Social Security was not meant to provide all our retirement income. That is why unions bargained for retirement plans with big corporations, and why corporations accepted and funded defined benefit pensions as a traditional part of employment. That deal is now broken: 85,000 pension plans have disappeared since 1985. These defined benefit pensions have been shut down and replaced, if at all, with deferred compensation, also known as a 401(k).
How has that worked out? Not so well. If you have a 401(k), just look at your monthly reports over the past five years, and you can verify the gains and losses in its value. You might get a bit worried when you think about retiring and want to make sure you have enough income. The typical value of these accounts is $18,000. That’ll get you $80 a month over the course of roughly 19 years.
Why are these annuities so small? It doesn’t take a rocket scientist, an aerospace engineer or a Boeing manager to answer this question. Some employers make no contributions. Some do, but they all contribute less than what they would for defined benefit pensions.
This helps explain why the members of the Society of Professional Engineering Employees in Aerospace voted down the recent contract offer from Boeing. Boeing proposed to replace defined benefit pensions with deferred compensation for new employees. The impact of Boeing’s contract proposal would have been to cut its contributions for retirement for these new employees by about 40 percent.

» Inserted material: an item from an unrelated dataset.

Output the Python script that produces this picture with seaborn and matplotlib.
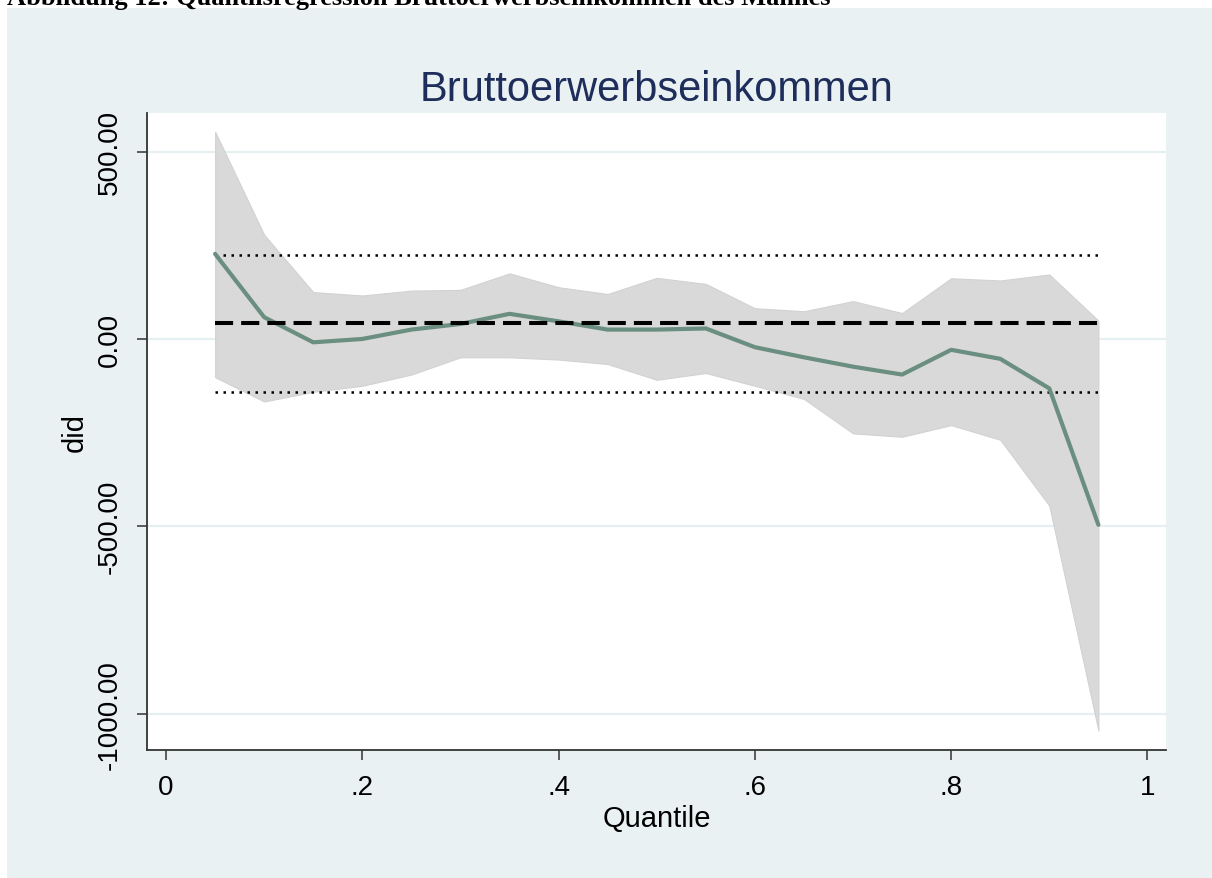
import matplotlib
matplotlib.use("Agg")
import matplotlib.pyplot as plt
from matplotlib.patches import Rectangle
import numpy as np
import pandas as pd
import seaborn as sns

# Quantile regression estimates of the DiD coefficient
quantiles = [0.05, 0.10, 0.15, 0.20, 0.25, 0.30, 0.35, 0.40, 0.45, 0.50,
             0.55, 0.60, 0.65, 0.70, 0.75, 0.80, 0.85, 0.90, 0.95]
coef = [227, 58, -9, 0, 25, 40, 67, 47, 25, 25,
        28, -22, -49, -74, -95, -29, -53, -132, -496]
ci_upper = [553, 278, 125, 116, 129, 131, 175, 138, 120, 163,
            147, 82, 74, 101, 69, 162, 156, 172, 49]
ci_lower = [-102, -167, -141, -125, -95, -49, -49, -55, -67, -109,
            -91, -125, -160, -252, -261, -230, -269, -445, -1045]

# OLS estimate with its confidence interval
ols_coef = 42
ols_lower = -141
ols_upper = 224

x_ticks = [0, 0.2, 0.4, 0.6, 0.8, 1.0]
x_ticklabels = ["0", ".2", ".4", ".6", ".8", "1"]
y_ticks = [500, 0, -500, -1000]
y_ticklabels = ["500.00", "0.00", "-500.00", "-1000.00"]

title = "Bruttoerwerbseinkommen"
caption = "Abbildung 12: Quantilsregression Bruttoerwerbseinkommen des Mannes"

df = pd.DataFrame({"Quantile": quantiles, "did": coef,
                   "lo": ci_lower, "hi": ci_upper})

sns.set_theme(style="white")
plt.rcParams["font.family"] = ["Liberation Sans", "DejaVu Sans"]

W, H = 1212, 879
fig = plt.figure(figsize=(W / 100, H / 100), dpi=100, facecolor="white")

# graph region background
fig.patches.append(Rectangle((7 / W, 0), 1, (H - 9) / H, transform=fig.transFigure,
                             facecolor="#E9F1F3", edgecolor="none", zorder=-10))

fig.text(7 / W, 1 - 5 / H, caption, fontsize=19, fontweight="bold",
         family=["Liberation Serif", "DejaVu Serif"], color="black",
         ha="left", va="baseline")

ax = fig.add_axes([147 / W, (H - 751) / H, (1166 - 147) / W, (751 - 114) / H])
ax.set_zorder(1)
ax.set_facecolor("white")

# horizontal grid lines
for yv in y_ticks:
    ax.axhline(yv, color="#E6EFF2", lw=1.6, zorder=0.5)

ax.fill_between(df["Quantile"], df["lo"], df["hi"], color="#D9D9D9",
                lw=0.8, edgecolor="#D2D2D2", zorder=1)

qmin, qmax = quantiles[0], quantiles[-1]
for yv in (ols_lower, ols_upper):
    ax.plot([qmin, qmax], [yv, yv], color="black", lw=1.8,
            linestyle=(0, (1, 2.2)), zorder=2)

sns.lineplot(data=df, x="Quantile", y="did", ax=ax, color="#6A8E7F",
             lw=3.0, zorder=3, estimator=None, sort=False)

ax.plot([qmin, qmax], [ols_coef, ols_coef], color="black", lw=2.9,
        linestyle=(0, (4.5, 2.0)), zorder=4)

ax.set_xlim(-0.0194, 1.0189)
ax.set_ylim(-1097, 603)

ax.set_xticks(x_ticks)
ax.set_xticklabels(x_ticklabels)
ax.set_yticks(y_ticks)
ax.set_yticklabels(y_ticklabels, rotation=90, va="center")

ax.tick_params(axis="both", which="major", direction="out", length=7.5,
               width=1.1, color="#333333", labelsize=20, labelcolor="black",
               pad=10, bottom=True, left=True)

for side in ("top", "right"):
    ax.spines[side].set_visible(False)
for side in ("left", "bottom"):
    ax.spines[side].set_color("#333333")
    ax.spines[side].set_linewidth(1.3)

ax.set_xlabel("Quantile", fontsize=21, color="black", labelpad=3)
ax.set_ylabel("did", fontsize=21, color="black", labelpad=6)
ax.set_title(title, fontsize=30, color="#1E2D5A", pad=9)

fig.savefig("out.png", dpi=100, facecolor=fig.get_facecolor())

Putting the retirement eggs of these employees into deferred compensation leaves their accounts at the mercy of the stock market. Even as they gain value, they also create long-term retirement insecurity.

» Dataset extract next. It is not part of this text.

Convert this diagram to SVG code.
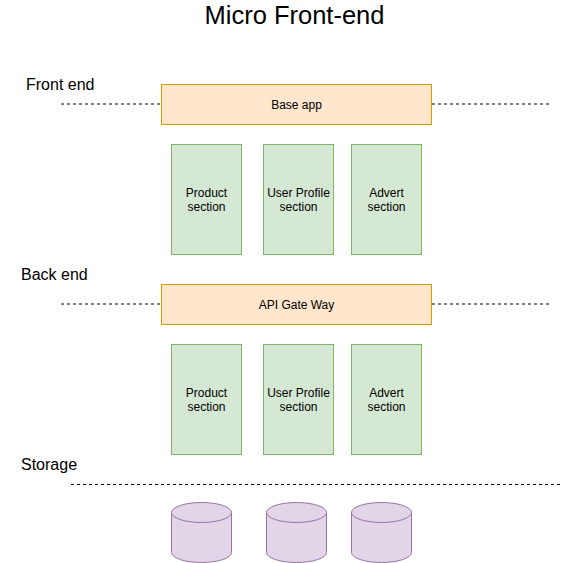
<svg xmlns="http://www.w3.org/2000/svg" width="563" height="563" viewBox="0 0 563 563">
<style>
text{font-family:"Liberation Sans",Arial,sans-serif;fill:#000}
.lbl{font-size:12px;text-anchor:middle}
.sec{font-size:16px}
.orange{fill:#ffe6cc;stroke:#d79b00;stroke-width:1}
.green{fill:#d5e8d4;stroke:#82b366;stroke-width:1}
.db{fill:#e1d5e7;stroke:#9673a6;stroke-width:1}
.dash{stroke:#000;stroke-width:1;stroke-dasharray:3 3;fill:none}
</style>
<rect width="563" height="563" fill="#fff"/>
<text x="294.5" y="24" font-size="25.5" text-anchor="middle">Micro Front-end</text>
<g id="labels">
<text class="sec" x="26" y="90">Front end</text>
<text class="sec" x="21" y="280">Back end</text>
<text class="sec" x="21" y="470">Storage</text>
</g>
<g id="connectors">
<path class="dash" d="M61 104H161M432 104H551"/>
<path class="dash" d="M61 304H161M432 304H551"/>
<path class="dash" d="M71 484.5H561"/>
</g>
<g id="base-app"><rect class="orange" x="161.5" y="84.5" width="270" height="40"/><text class="lbl" x="296.5" y="109">Base app</text></g>
<g id="fe-product"><rect class="green" x="171.5" y="144.5" width="70" height="110"/><text class="lbl" x="206.5" y="197">Product</text><text class="lbl" x="206.5" y="211">section</text></g>
<g id="fe-user"><rect class="green" x="263.5" y="144.5" width="70" height="110"/><text class="lbl" x="298.5" y="197">User Profile</text><text class="lbl" x="298.5" y="211">section</text></g>
<g id="fe-advert"><rect class="green" x="351.5" y="144.5" width="70" height="110"/><text class="lbl" x="386.5" y="197">Advert</text><text class="lbl" x="386.5" y="211">section</text></g>
<g id="api-gateway"><rect class="orange" x="161.5" y="284.5" width="270" height="40"/><text class="lbl" x="296.5" y="309">API Gate Way</text></g>
<g id="be-product"><rect class="green" x="171.5" y="344.5" width="70" height="110"/><text class="lbl" x="206.5" y="397">Product</text><text class="lbl" x="206.5" y="411">section</text></g>
<g id="be-user"><rect class="green" x="263.5" y="344.5" width="70" height="110"/><text class="lbl" x="298.5" y="397">User Profile</text><text class="lbl" x="298.5" y="411">section</text></g>
<g id="be-advert"><rect class="green" x="351.5" y="344.5" width="70" height="110"/><text class="lbl" x="386.5" y="397">Advert</text><text class="lbl" x="386.5" y="411">section</text></g>
<g id="db1"><path class="db" d="M171.5 512.5A30 10 0 0 1 231.5 512.5V552.5A30 10 0 0 1 171.5 552.5Z"/><path class="db" d="M171.5 512.5A30 10 0 0 0 231.5 512.5" fill="none"/></g>
<g id="db2"><path class="db" d="M266.5 512.5A30 10 0 0 1 326.5 512.5V552.5A30 10 0 0 1 266.5 552.5Z"/><path class="db" d="M266.5 512.5A30 10 0 0 0 326.5 512.5" fill="none"/></g>
<g id="db3"><path class="db" d="M351.5 512.5A30 10 0 0 1 411.5 512.5V552.5A30 10 0 0 1 351.5 552.5Z"/><path class="db" d="M351.5 512.5A30 10 0 0 0 411.5 512.5" fill="none"/></g>
</svg>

If an employer wants to guarantee retirement income, then it is a lot less expensive through defined benefit plans than through deferred compensation. That’s because with deferred compensation, each individual has to have an account that separately anticipates his longevity. Each individual account has to contain enough to support a long life for each employee.
Compare this to defined benefit pensions. These pensions pool all the funding to finance an average employee’s retirement years, and this takes care of all retirees. They can depend on their monthly stream of income, no matter how long they live. For instance, at Boeing, if you work 20 years, the minimum retirement benefit is $1,660 a month. The “herd” of the defined benefit pension protects the individual retiree.
Unfortunately, what corporate elites focus on is the short term, three-month bottom line. With deferred compensation, these companies can avoid all risk, jettison their fiduciary responsibility and shift some costs onto employees. While that goes over well on Wall Street, it does not provide a good model for long-term profitability in an industry that cannot afford one engineering, machining or computing mistake.
Would you choose to fly in a plane designed, built and tested by a demoralized and angry workforce, or by well-compensated engineers, technicians and machinists who are proud of their work and not worried about how they will make ends meet when they retire? I would choose the latter, especially when I am 30,000 feet in the air. I am with the Methodists.